TASK INSTRUCTIONS
All of the lines below are to be transcribed faithfully, with pictures excluded from the copy.

====================

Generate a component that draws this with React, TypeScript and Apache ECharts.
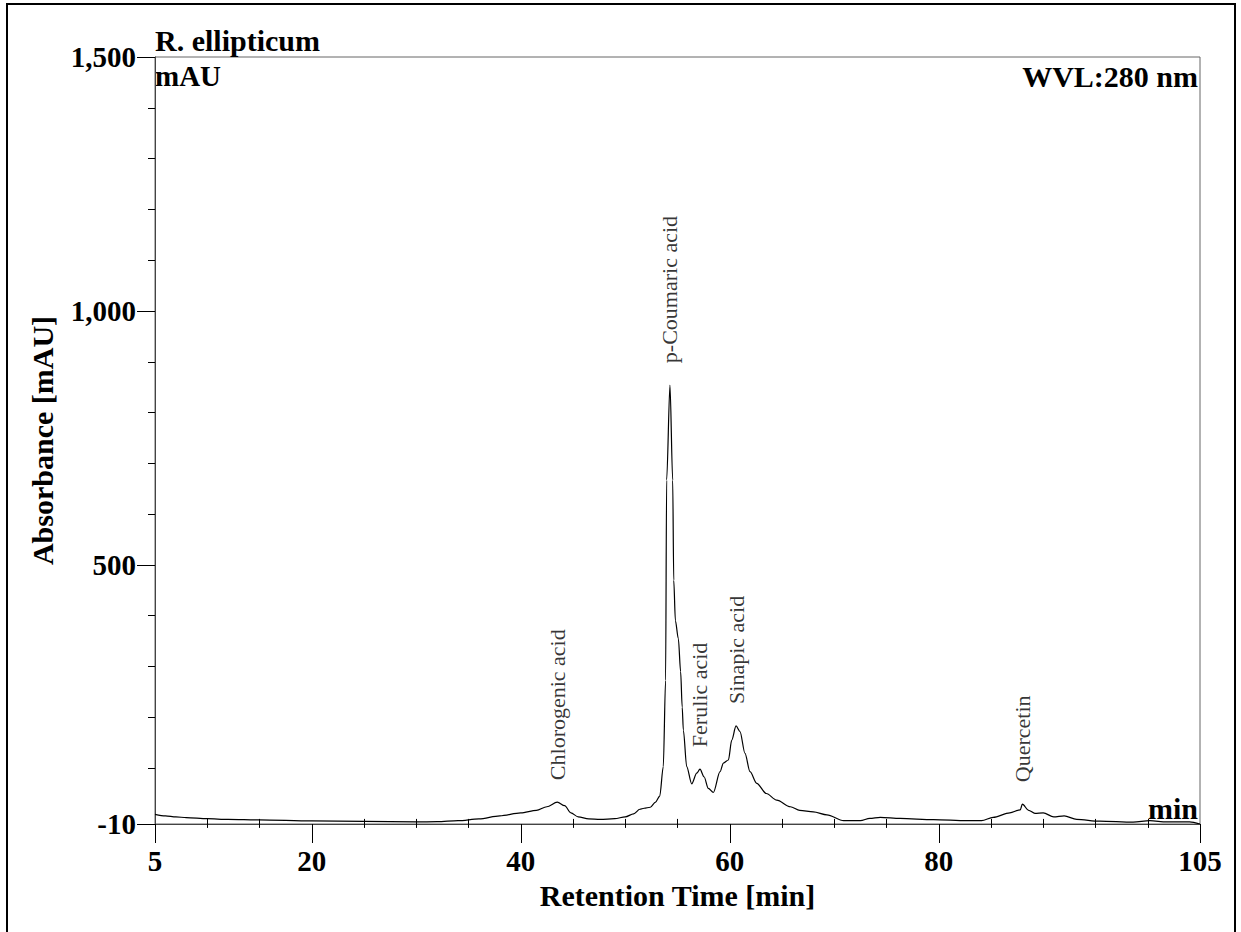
import React, { useEffect, useRef } from "react";
import * as echarts from "echarts";

// Chromatogram trace (retention time [min], absorbance [mAU])
const retentionTime = [
  5, 6, 7, 8, 10, 12, 15, 20, 25, 30, 32, 34, 36, 38, 40, 41.5, 42.5, 43.5, 44.2, 44.8,
  45.5, 46.5, 47.6, 49, 50, 50.8, 51.4, 51.8, 52.4, 52.9, 53.3, 53.64, 53.86, 53.96, 54.28,
  54.54, 54.64, 54.8, 55.08, 55.3, 55.45, 55.56, 55.88, 56.36, 56.84, 57.15, 57.54, 57.95, 58.43,
  59.07, 59.39, 59.87, 60.19, 60.6, 60.98, 61.46, 61.94, 62.58, 63.5, 64.5, 65.8, 66.7, 68,
  69.3, 70.9, 72.5, 73.4, 74.4, 76.3, 79.5, 82.7, 84.1, 85.2, 86.8, 87.8, 88.0, 88.6, 89.2,
  90, 91, 92, 93.2, 95.4, 98.6, 100.2, 101.8, 104, 105,
];
const absorbance = [
  9, 6, 4, 2.5, 0.5, -1, -2, -4, -5, -6, -5.5, -3.5, 0, 6, 12, 17, 24, 33, 26, 12,
  4, 0, -1, 0.5, 4, 10, 19, 21, 23, 33, 45, 103, 273, 667, 854,
  667, 470, 390, 355, 290, 220, 175, 103, 69, 90, 98, 83, 60, 52,
  93, 110, 116, 155, 183, 172, 129, 93, 70, 50, 37, 24, 17, 14,
  8, -3.5, -3.5, 1, 3, 1, -1.5, -3.5, -3.5, 3, 12, 18, 29, 17, 11,
  12, 4, 6, -1, -4.5, -6.5, -3.5, -6, -6, -10,
];

// Peak annotations
const peakNames = ["Chlorogenic acid", "p-Coumaric acid", "Ferulic acid", "Sinapic acid", "Quercetin"];
const peakTimes = [43.5, 54.28, 57.15, 60.6, 88.0];
const peakHeights = [33, 854, 98, 183, 29];

// Axes
const xMajorTicks = [5, 20, 40, 60, 80, 105];
const xMinorTicks = [10, 15, 25, 30, 35, 45, 50, 55, 65, 70, 75, 85, 90, 95, 100];
const yMajorTicks = [-10, 500, 1000, 1500];
const yMinorTicks = [100, 200, 300, 400, 600, 700, 800, 900, 1100, 1200, 1300, 1400];
const X_MIN = 5;
const X_MAX = 105;
const Y_MIN = -10;
const Y_MAX = 1500;

const FONT = '"Liberation Serif", "Times New Roman", Times, serif';
const AXIS_COLOR = "#444";

export default function App() {
  const ref = useRef<HTMLDivElement>(null);

  useEffect(() => {
    document.body.style.overflow = "hidden";
    if (!ref.current) return;
    const chart = echarts.init(ref.current, null, { renderer: "svg" });

    const trace = retentionTime.map((t, i) => [t, absorbance[i]]);
    const peaks = peakTimes.map((t, i) => ({ value: [t, peakHeights[i]], name: peakNames[i] }));

    const textStyle = (text: string, size: number, align: string) => ({
      text,
      font: `bold ${size}px ${FONT}`,
      fill: "#000",
      align,
      verticalAlign: "middle",
    });

    const option: any = {
      animation: false,
      backgroundColor: "#fff",
      grid: {
        left: 155,
        top: 57,
        right: 41,
        bottom: 108,
        show: true,
        borderColor: "#666",
        borderWidth: 1,
        backgroundColor: "transparent",
      },
      xAxis: [
        {
          type: "value",
          min: X_MIN,
          max: X_MAX,
          name: "Retention Time [min]",
          nameLocation: "middle",
          nameGap: 56,
          nameTextStyle: { fontFamily: FONT, fontWeight: "bold", fontSize: 30, color: "#000" },
          axisLine: { show: true, onZero: false, lineStyle: { color: AXIS_COLOR, width: 1 } },
          axisTick: { show: true, customValues: xMajorTicks, length: 19, lineStyle: { color: "#000", width: 1 } },
          axisLabel: {
            customValues: xMajorTicks,
            margin: 22,
            fontFamily: FONT,
            fontWeight: "bold",
            fontSize: 29,
            color: "#000",
          },
          splitLine: { show: false },
        },
        {
          type: "value",
          min: X_MIN,
          max: X_MAX,
          position: "bottom",
          axisLine: { show: false },
          axisTick: { show: true, customValues: xMinorTicks, length: 9, lineStyle: { color: "#000", width: 1 } },
          axisLabel: { show: false },
          splitLine: { show: false },
        },
      ],
      yAxis: [
        {
          type: "value",
          min: Y_MIN,
          max: Y_MAX,
          name: "Absorbance [mAU]",
          nameLocation: "middle",
          nameGap: 98,
          nameTextStyle: { fontFamily: FONT, fontWeight: "bold", fontSize: 30, color: "#000" },
          axisLine: { show: true, onZero: false, lineStyle: { color: AXIS_COLOR, width: 1 } },
          axisTick: { show: true, customValues: yMajorTicks, length: 18, lineStyle: { color: "#000", width: 1 } },
          axisLabel: {
            customValues: yMajorTicks,
            margin: 19,
            fontFamily: FONT,
            fontWeight: "bold",
            fontSize: 29,
            color: "#000",
            formatter: (v: number) => v.toLocaleString("en-US"),
          },
          splitLine: { show: false },
        },
        {
          type: "value",
          min: Y_MIN,
          max: Y_MAX,
          position: "left",
          axisLine: { show: false },
          axisTick: { show: true, customValues: yMinorTicks, length: 7, lineStyle: { color: "#000", width: 1 } },
          axisLabel: { show: false },
          splitLine: { show: false },
        },
      ],
      series: [
        {
          type: "line",
          data: trace,
          showSymbol: false,
          smooth: 0.3,
          smoothMonotone: "x",
          lineStyle: { color: "#000", width: 1.2 },
          silent: true,
          z: 3,
        },
        {
          type: "scatter",
          data: peaks,
          symbolSize: 0,
          silent: true,
          label: {
            show: true,
            position: "top",
            distance: 22,
            rotate: 90,
            align: "left",
            verticalAlign: "middle",
            formatter: (p: any) => p.name,
            fontFamily: FONT,
            fontSize: 22,
            color: "#000",
          },
          z: 4,
        },
      ],
      graphic: [
        {
          type: "rect",
          shape: { x: 7, y: 4, width: 1228, height: 950 },
          style: { fill: "none", stroke: "#000", lineWidth: 2 },
          silent: true,
        },
        { type: "text", x: 155, y: 40, style: textStyle("R. ellipticum", 30, "left") },
        { type: "text", x: 155, y: 76, style: textStyle("mAU", 29, "left") },
        { type: "text", x: 1198, y: 76, style: textStyle("WVL:280 nm", 30, "right") },
        { type: "text", x: 1198, y: 808, style: textStyle("min", 30, "right") },
      ],
    };

    chart.setOption(option);
    return () => chart.dispose();
  }, []);

  return (
    <div
      ref={ref}
      style={{ position: "absolute", left: 0, top: 0, width: 1241, height: 932, background: "#fff" }}
    />
  );
}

====================

RESULT
Generate a component that draws this with React, TypeScript and Apache ECharts.
import React, { useEffect, useRef } from "react";
import * as echarts from "echarts";

// Chromatogram trace (retention time [min], absorbance [mAU])
const retentionTime = [
  5, 6, 7, 8, 10, 12, 15, 20, 25, 30, 32, 34, 36, 38, 40, 41.5, 42.5, 43.5, 44.2, 44.8,
  45.5, 46.5, 47.6, 49, 50, 50.8, 51.4, 51.8, 52.4, 52.9, 53.3, 53.64, 53.86, 53.96, 54.28,
  54.54, 54.64, 54.8, 55.08, 55.3, 55.45, 55.56, 55.88, 56.36, 56.84, 57.15, 57.54, 57.95, 58.43,
  59.07, 59.39, 59.87, 60.19, 60.6, 60.98, 61.46, 61.94, 62.58, 63.5, 64.5, 65.8, 66.7, 68,
  69.3, 70.9, 72.5, 73.4, 74.4, 76.3, 79.5, 82.7, 84.1, 85.2, 86.8, 87.8, 88.0, 88.6, 89.2,
  90, 91, 92, 93.2, 95.4, 98.6, 100.2, 101.8, 104, 105,
];
const absorbance = [
  9, 6, 4, 2.5, 0.5, -1, -2, -4, -5, -6, -5.5, -3.5, 0, 6, 12, 17, 24, 33, 26, 12,
  4, 0, -1, 0.5, 4, 10, 19, 21, 23, 33, 45, 103, 273, 667, 854,
  667, 470, 390, 355, 290, 220, 175, 103, 69, 90, 98, 83, 60, 52,
  93, 110, 116, 155, 183, 172, 129, 93, 70, 50, 37, 24, 17, 14,
  8, -3.5, -3.5, 1, 3, 1, -1.5, -3.5, -3.5, 3, 12, 18, 29, 17, 11,
  12, 4, 6, -1, -4.5, -6.5, -3.5, -6, -6, -10,
];

// Peak annotations
const peakNames = ["Chlorogenic acid", "p-Coumaric acid", "Ferulic acid", "Sinapic acid", "Quercetin"];
const peakTimes = [43.5, 54.28, 57.15, 60.6, 88.0];
const peakHeights = [33, 854, 98, 183, 29];

// Axes
const xMajorTicks = [5, 20, 40, 60, 80, 105];
const xMinorTicks = [10, 15, 25, 30, 35, 45, 50, 55, 65, 70, 75, 85, 90, 95, 100];
const yMajorTicks = [-10, 500, 1000, 1500];
const yMinorTicks = [100, 200, 300, 400, 600, 700, 800, 900, 1100, 1200, 1300, 1400];
const X_MIN = 5;
const X_MAX = 105;
const Y_MIN = -10;
const Y_MAX = 1500;

const FONT = '"Liberation Serif", "Times New Roman", Times, serif';
const AXIS_COLOR = "#444";

export default function App() {
  const ref = useRef<HTMLDivElement>(null);

  useEffect(() => {
    document.body.style.overflow = "hidden";
    if (!ref.current) return;
    const chart = echarts.init(ref.current, null, { renderer: "svg" });

    const trace = retentionTime.map((t, i) => [t, absorbance[i]]);
    const peaks = peakTimes.map((t, i) => ({ value: [t, peakHeights[i]], name: peakNames[i] }));

    const textStyle = (text: string, size: number, align: string) => ({
      text,
      font: `bold ${size}px ${FONT}`,
      fill: "#000",
      align,
      verticalAlign: "middle",
    });

    const option: any = {
      animation: false,
      backgroundColor: "#fff",
      grid: {
        left: 155,
        top: 57,
        right: 41,
        bottom: 108,
        show: true,
        borderColor: "#666",
        borderWidth: 1,
        backgroundColor: "transparent",
      },
      xAxis: [
        {
          type: "value",
          min: X_MIN,
          max: X_MAX,
          name: "Retention Time [min]",
          nameLocation: "middle",
          nameGap: 56,
          nameTextStyle: { fontFamily: FONT, fontWeight: "bold", fontSize: 30, color: "#000" },
          axisLine: { show: true, onZero: false, lineStyle: { color: AXIS_COLOR, width: 1 } },
          axisTick: { show: true, customValues: xMajorTicks, length: 19, lineStyle: { color: "#000", width: 1 } },
          axisLabel: {
            customValues: xMajorTicks,
            margin: 22,
            fontFamily: FONT,
            fontWeight: "bold",
            fontSize: 29,
            color: "#000",
          },
          splitLine: { show: false },
        },
        {
          type: "value",
          min: X_MIN,
          max: X_MAX,
          position: "bottom",
          axisLine: { show: false },
          axisTick: { show: true, customValues: xMinorTicks, length: 9, lineStyle: { color: "#000", width: 1 } },
          axisLabel: { show: false },
          splitLine: { show: false },
        },
      ],
      yAxis: [
        {
          type: "value",
          min: Y_MIN,
          max: Y_MAX,
          name: "Absorbance [mAU]",
          nameLocation: "middle",
          nameGap: 98,
          nameTextStyle: { fontFamily: FONT, fontWeight: "bold", fontSize: 30, color: "#000" },
          axisLine: { show: true, onZero: false, lineStyle: { color: AXIS_COLOR, width: 1 } },
          axisTick: { show: true, customValues: yMajorTicks, length: 18, lineStyle: { color: "#000", width: 1 } },
          axisLabel: {
            customValues: yMajorTicks,
            margin: 19,
            fontFamily: FONT,
            fontWeight: "bold",
            fontSize: 29,
            color: "#000",
            formatter: (v: number) => v.toLocaleString("en-US"),
          },
          splitLine: { show: false },
        },
        {
          type: "value",
          min: Y_MIN,
          max: Y_MAX,
          position: "left",
          axisLine: { show: false },
          axisTick: { show: true, customValues: yMinorTicks, length: 7, lineStyle: { color: "#000", width: 1 } },
          axisLabel: { show: false },
          splitLine: { show: false },
        },
      ],
      series: [
        {
          type: "line",
          data: trace,
          showSymbol: false,
          smooth: 0.3,
          smoothMonotone: "x",
          lineStyle: { color: "#000", width: 1.2 },
          silent: true,
          z: 3,
        },
        {
          type: "scatter",
          data: peaks,
          symbolSize: 0,
          silent: true,
          label: {
            show: true,
            position: "top",
            distance: 22,
            rotate: 90,
            align: "left",
            verticalAlign: "middle",
            formatter: (p: any) => p.name,
            fontFamily: FONT,
            fontSize: 22,
            color: "#000",
          },
          z: 4,
        },
      ],
      graphic: [
        {
          type: "rect",
          shape: { x: 7, y: 4, width: 1228, height: 950 },
          style: { fill: "none", stroke: "#000", lineWidth: 2 },
          silent: true,
        },
        { type: "text", x: 155, y: 40, style: textStyle("R. ellipticum", 30, "left") },
        { type: "text", x: 155, y: 76, style: textStyle("mAU", 29, "left") },
        { type: "text", x: 1198, y: 76, style: textStyle("WVL:280 nm", 30, "right") },
        { type: "text", x: 1198, y: 808, style: textStyle("min", 30, "right") },
      ],
    };

    chart.setOption(option);
    return () => chart.dispose();
  }, []);

  return (
    <div
      ref={ref}
      style={{ position: "absolute", left: 0, top: 0, width: 1241, height: 932, background: "#fff" }}
    />
  );
}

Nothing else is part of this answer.